I consider that Tek design a wicked F'ing fail... No bleeder resistor and a connector that's just short enough to let the bloody arc reach you!
Now when I have to open those I use gloves and wrap a grounded guard ring of aluminium foil around the connectors before tugging on them.
You're absolutely right about the power supply. People tend to fear the EHT and overlook the fact that the "low" voltage in the power supply is a lot more dangerous. One of the worst shocks I've ever had was from the bulk filter capacitor in an Electrohome G07 monitor. Those have a dangerous failure mode where a bad flyback transformer or HOT blows a fuse that is on the *output* of the B+ supply and the result is a large electrolytic capacitor charged to 170V with no load to discharge it, only the internal leakage of the capacitor itself.

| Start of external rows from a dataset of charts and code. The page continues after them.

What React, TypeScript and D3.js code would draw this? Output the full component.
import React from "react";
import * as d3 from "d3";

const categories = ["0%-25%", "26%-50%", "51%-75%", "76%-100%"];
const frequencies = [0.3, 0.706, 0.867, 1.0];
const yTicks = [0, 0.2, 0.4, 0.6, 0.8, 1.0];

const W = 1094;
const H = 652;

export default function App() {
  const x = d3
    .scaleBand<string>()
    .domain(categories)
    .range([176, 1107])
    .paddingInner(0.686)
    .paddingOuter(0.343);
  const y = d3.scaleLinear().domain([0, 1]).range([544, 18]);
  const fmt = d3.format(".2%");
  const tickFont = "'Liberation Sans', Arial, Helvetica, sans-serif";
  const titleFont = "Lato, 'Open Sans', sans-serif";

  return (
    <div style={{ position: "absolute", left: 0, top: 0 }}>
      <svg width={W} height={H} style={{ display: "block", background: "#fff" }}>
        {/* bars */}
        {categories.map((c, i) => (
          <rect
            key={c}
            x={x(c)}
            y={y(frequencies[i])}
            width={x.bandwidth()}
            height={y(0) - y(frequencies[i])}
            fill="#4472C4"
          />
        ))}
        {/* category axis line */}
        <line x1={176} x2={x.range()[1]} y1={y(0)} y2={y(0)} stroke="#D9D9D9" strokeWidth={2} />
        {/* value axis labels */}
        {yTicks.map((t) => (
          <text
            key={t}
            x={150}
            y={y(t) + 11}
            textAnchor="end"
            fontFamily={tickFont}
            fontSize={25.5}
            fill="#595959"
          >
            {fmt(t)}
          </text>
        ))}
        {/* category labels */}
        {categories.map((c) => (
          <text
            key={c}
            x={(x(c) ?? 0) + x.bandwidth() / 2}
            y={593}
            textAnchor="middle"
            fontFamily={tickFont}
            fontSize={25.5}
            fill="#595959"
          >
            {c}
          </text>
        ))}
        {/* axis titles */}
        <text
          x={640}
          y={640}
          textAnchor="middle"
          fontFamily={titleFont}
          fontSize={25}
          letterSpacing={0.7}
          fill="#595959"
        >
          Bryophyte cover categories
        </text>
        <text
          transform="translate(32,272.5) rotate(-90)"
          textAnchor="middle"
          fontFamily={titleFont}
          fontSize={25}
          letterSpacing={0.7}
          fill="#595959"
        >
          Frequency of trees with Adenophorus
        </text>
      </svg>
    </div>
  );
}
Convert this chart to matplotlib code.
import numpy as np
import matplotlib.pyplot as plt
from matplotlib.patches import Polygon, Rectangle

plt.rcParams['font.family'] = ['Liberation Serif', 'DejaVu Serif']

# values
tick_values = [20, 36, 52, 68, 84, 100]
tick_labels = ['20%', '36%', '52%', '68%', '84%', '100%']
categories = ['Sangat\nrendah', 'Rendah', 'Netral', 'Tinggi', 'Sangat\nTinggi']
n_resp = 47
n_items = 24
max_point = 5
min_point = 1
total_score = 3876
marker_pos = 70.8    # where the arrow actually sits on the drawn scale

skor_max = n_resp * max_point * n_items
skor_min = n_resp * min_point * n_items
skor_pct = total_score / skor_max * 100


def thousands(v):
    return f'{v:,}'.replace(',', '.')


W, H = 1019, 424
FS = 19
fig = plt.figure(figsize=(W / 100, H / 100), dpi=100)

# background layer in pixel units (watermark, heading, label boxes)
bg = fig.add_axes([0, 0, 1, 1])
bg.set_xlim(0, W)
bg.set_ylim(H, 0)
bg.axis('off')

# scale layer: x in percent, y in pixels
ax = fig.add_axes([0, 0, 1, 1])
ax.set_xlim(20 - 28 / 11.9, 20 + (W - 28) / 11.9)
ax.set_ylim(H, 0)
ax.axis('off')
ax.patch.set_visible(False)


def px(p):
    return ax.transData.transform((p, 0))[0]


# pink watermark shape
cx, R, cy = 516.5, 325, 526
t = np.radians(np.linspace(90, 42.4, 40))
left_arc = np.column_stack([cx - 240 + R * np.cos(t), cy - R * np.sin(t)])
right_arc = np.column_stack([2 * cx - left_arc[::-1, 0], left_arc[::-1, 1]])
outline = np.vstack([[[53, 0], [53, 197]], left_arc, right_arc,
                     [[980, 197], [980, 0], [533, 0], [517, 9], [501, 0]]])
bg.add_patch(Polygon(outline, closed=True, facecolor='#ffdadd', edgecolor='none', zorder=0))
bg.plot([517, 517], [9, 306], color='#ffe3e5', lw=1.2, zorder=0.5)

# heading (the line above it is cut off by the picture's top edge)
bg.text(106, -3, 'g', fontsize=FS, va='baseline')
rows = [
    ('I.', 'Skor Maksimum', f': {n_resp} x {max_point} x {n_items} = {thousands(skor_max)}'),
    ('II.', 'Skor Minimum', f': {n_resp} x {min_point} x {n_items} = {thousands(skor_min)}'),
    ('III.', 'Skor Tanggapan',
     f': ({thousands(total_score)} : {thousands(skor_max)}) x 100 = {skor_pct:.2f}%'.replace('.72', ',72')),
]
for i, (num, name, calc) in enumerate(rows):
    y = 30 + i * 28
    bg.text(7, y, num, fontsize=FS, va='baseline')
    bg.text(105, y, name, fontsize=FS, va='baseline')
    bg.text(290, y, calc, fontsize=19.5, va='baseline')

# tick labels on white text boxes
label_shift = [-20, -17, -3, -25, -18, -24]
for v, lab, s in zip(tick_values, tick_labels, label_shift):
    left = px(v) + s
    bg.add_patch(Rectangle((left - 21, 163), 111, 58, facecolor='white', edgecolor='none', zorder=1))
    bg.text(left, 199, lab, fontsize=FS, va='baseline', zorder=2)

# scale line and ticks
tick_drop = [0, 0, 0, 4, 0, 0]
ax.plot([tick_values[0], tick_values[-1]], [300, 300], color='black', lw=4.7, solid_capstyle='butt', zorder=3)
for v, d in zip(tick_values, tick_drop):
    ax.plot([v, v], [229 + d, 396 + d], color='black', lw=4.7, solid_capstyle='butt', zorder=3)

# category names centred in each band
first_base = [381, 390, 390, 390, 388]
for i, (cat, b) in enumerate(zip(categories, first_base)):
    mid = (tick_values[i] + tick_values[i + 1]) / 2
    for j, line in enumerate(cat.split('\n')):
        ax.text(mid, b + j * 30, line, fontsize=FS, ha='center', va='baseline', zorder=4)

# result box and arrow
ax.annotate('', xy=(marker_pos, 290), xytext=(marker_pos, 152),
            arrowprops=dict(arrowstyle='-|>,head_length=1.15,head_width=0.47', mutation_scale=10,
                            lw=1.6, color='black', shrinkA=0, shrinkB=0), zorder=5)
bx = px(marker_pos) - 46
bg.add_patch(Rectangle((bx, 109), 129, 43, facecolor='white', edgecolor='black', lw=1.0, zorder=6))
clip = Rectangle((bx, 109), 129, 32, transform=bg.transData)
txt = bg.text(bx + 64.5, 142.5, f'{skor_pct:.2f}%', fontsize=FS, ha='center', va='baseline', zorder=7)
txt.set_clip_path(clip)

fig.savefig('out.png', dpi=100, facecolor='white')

Oh, that reminds me. I once grab some small adapter board with charged 400V (230V mains so something over 300V charge), just how the board nice fit to palm. And suddenly capacitor touches the skin and left two nice marks
Oh and good old CRTs they can accumulate charge just on its own from the environment or hold charged for hours even days
Oh and good old CRTs they can accumulate charge just on its own from the environment or hold charged for hours even days
Back in the early '80's I worked with NCR and was sent to their training center in Dayton Ohio to learn, amongst other things to repair the CRT terminals used with the mini computers - the instructor showed us how to discharge the tube before removing it (slide a screwdriver with attached ground wire under the anode cap), and then set it aside. He did this at 5:00 pm, at the end of the day, and when class resumed at 9:00 am the following morning, before he did anything else, he discharged the tube a second time, so we could all see the charge that had accumulated overnight.

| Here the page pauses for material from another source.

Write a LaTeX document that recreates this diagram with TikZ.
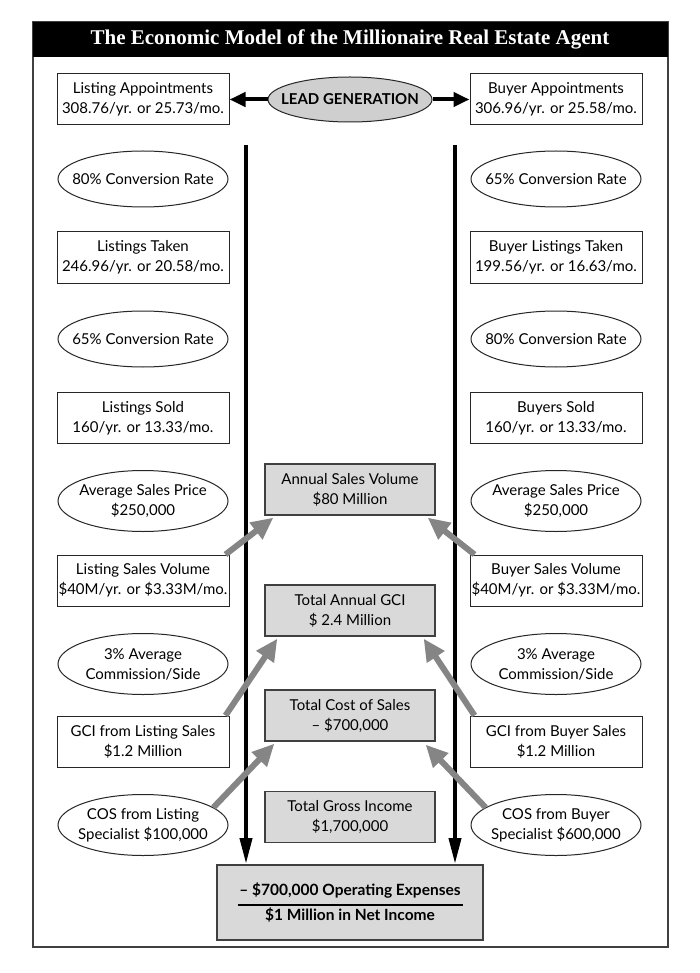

Another one of his favorite tricks was to "walk" each student one-by-one through the power supply adjustment - he'd come over to your workstation, instruct you to put one hand in your pocket, hand you a plastic screwdriver and offer to hold the meter leads on the test points while you adjusted the voltage - the adjustment potentiometer was a few inches below the anode cap on the side of the CRT, right alongside your knuckles as you held that screwdriver, almost guaranteeing that as you twisted the pot, eyes on the meter display, that the knuckle of your pinky finger would hit the anode cap where there was just enough voltage to startle you.
The lesson there was to always be aware of exactly where you were relative to the high voltage components.

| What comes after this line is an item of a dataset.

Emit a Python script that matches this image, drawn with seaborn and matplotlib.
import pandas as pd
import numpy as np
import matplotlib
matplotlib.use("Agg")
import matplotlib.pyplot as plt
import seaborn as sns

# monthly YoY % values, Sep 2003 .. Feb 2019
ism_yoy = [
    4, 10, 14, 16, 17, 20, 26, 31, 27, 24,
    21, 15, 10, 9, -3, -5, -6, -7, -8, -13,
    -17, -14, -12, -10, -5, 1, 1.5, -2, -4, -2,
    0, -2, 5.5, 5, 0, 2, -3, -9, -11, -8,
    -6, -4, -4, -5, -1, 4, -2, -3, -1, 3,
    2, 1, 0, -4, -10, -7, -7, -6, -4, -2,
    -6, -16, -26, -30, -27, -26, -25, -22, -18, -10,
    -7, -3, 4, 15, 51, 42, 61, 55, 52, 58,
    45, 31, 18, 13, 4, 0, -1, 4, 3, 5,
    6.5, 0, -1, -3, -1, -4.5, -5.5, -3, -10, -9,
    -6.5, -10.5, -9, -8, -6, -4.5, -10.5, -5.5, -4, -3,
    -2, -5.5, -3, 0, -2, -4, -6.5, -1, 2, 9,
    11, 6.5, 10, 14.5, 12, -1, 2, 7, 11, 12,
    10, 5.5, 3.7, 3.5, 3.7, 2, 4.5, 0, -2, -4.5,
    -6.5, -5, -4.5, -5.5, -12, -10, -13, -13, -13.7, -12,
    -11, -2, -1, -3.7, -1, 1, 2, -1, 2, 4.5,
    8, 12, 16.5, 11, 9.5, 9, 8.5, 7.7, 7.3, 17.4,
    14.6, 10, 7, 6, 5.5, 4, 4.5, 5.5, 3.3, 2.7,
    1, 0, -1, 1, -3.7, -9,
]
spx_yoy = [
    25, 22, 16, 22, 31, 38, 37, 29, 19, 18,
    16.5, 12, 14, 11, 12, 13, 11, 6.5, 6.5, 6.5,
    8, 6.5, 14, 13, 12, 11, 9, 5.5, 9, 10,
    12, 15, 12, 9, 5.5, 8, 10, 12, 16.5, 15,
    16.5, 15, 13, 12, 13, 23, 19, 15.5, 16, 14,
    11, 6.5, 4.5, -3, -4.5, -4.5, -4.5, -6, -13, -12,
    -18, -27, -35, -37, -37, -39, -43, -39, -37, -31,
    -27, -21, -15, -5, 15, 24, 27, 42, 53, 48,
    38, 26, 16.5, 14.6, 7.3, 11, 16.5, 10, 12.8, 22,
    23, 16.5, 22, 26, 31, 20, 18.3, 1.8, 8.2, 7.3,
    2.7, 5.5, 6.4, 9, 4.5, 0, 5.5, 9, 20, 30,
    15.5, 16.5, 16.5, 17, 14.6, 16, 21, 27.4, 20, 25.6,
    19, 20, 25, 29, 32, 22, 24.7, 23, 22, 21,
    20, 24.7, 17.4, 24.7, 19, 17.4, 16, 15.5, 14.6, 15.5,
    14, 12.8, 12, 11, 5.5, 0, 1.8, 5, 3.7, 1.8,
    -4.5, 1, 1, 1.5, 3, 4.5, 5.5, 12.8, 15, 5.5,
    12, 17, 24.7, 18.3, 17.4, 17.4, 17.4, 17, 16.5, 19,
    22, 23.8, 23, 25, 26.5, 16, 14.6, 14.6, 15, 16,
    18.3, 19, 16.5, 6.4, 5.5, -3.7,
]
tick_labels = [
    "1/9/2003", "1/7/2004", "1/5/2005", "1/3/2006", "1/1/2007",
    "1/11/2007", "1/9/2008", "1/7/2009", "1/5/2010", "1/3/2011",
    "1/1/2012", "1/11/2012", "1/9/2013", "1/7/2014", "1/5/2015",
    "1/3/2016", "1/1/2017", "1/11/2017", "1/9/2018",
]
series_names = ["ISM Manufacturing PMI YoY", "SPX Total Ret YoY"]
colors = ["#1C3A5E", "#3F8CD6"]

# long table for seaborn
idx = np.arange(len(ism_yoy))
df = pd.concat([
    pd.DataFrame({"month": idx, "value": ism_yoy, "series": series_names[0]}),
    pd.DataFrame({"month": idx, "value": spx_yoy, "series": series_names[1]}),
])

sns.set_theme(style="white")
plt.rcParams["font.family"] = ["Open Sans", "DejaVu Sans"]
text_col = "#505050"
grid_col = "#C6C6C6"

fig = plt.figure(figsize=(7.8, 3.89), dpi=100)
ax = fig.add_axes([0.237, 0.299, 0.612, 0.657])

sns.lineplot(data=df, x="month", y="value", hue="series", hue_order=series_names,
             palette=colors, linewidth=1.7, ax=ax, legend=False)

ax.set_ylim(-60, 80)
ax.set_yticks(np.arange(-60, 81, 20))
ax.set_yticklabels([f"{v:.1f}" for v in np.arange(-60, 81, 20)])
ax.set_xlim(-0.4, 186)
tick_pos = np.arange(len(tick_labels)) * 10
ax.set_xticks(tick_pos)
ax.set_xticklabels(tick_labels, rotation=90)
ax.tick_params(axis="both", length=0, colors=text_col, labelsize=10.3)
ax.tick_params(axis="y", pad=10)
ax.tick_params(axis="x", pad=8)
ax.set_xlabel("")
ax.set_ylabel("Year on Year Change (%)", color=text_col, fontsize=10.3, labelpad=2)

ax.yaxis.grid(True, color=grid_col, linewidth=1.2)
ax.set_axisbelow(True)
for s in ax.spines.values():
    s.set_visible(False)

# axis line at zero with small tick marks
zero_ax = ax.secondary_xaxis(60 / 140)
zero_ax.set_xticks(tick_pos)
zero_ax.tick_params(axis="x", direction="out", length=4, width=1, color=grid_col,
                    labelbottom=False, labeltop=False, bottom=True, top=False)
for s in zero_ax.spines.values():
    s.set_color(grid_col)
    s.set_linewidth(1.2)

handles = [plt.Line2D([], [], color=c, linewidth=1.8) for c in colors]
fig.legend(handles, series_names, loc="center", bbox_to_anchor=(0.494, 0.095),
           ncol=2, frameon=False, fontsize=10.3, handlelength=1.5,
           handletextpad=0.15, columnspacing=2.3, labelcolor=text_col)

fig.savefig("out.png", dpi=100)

The lesson there was to always be aware of exactly where you were relative to the high voltage components.
And then you see pictures with train surfers jumping under wires with 22kV
They have no idea what they are playing with
Another one of his favorite tricks was to "walk" each student one-by-one through the power supply adjustment - he'd come over to your workstation, instruct you to put one hand in your pocket, hand you a plastic screwdriver and offer to hold the meter leads on the test points while you adjusted the voltage - the adjustment potentiometer was a few inches below the anode cap on the side of the CRT, right alongside your knuckles as you held that screwdriver, almost guaranteeing that as you twisted the pot, eyes on the meter display, that the knuckle of your pinky finger would hit the anode cap where there was just enough voltage to startle you.
The lesson there was to always be aware of exactly where you were relative to the high voltage components.
Also that there are kinda degrees of HV insulation, and a lot of what you run into isn't really human rated. Similar problem in automotive with old pre coil on plug engines, aging ignition parts can and do arc through. You can tell who's been bit before by how close they're willing to come to the nominally insulated spark plugs wires and boots on a running engine.